Challenge> Copy each line holding the string "that".

++++ Supplied records ++++

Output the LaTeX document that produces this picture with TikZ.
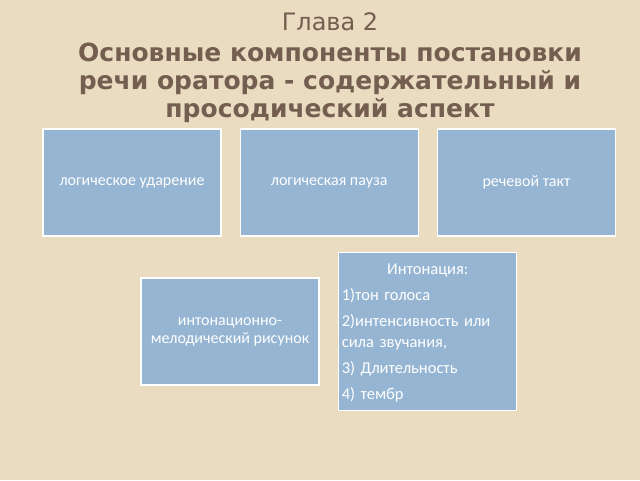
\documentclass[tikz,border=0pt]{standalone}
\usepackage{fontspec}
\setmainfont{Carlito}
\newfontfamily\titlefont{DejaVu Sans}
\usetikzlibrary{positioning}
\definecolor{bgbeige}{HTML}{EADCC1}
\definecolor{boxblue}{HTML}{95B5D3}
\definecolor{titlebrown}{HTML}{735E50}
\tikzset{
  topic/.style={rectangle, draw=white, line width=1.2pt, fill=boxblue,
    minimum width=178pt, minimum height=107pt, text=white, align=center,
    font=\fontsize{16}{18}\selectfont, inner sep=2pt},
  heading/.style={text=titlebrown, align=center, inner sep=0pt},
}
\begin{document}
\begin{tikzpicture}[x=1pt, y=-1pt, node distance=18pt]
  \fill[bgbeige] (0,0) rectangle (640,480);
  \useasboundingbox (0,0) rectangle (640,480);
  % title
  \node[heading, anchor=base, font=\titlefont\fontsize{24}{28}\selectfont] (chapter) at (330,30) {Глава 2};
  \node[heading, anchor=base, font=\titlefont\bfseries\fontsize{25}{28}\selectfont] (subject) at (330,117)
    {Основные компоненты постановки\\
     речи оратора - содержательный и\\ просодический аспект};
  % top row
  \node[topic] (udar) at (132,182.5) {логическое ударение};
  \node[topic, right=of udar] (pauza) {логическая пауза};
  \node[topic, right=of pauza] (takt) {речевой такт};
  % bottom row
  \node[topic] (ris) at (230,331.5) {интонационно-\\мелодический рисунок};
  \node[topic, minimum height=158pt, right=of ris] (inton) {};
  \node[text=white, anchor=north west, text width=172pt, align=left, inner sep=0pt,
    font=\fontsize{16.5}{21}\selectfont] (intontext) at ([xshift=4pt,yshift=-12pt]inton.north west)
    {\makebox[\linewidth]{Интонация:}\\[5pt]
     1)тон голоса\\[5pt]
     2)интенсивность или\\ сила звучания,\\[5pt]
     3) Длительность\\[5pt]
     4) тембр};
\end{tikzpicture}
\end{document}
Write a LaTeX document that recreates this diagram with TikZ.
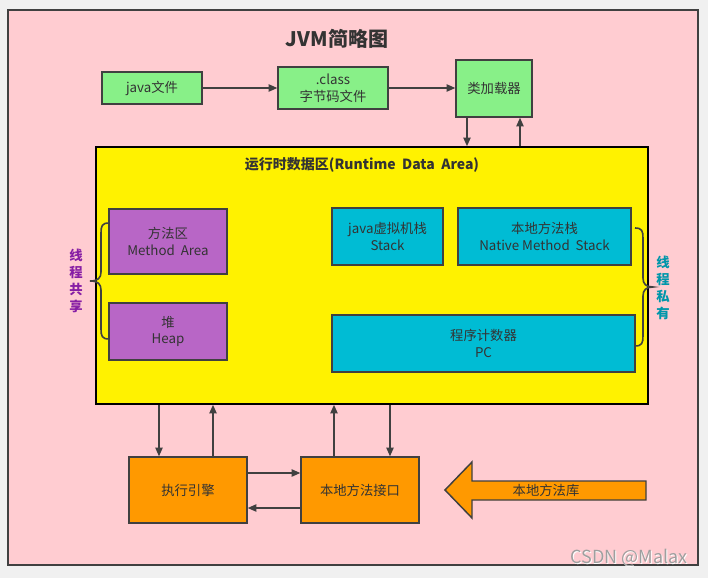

++++

Answer for the task>
Output the LaTeX document that produces this picture with TikZ.
Write a LaTeX document that recreates this diagram with TikZ.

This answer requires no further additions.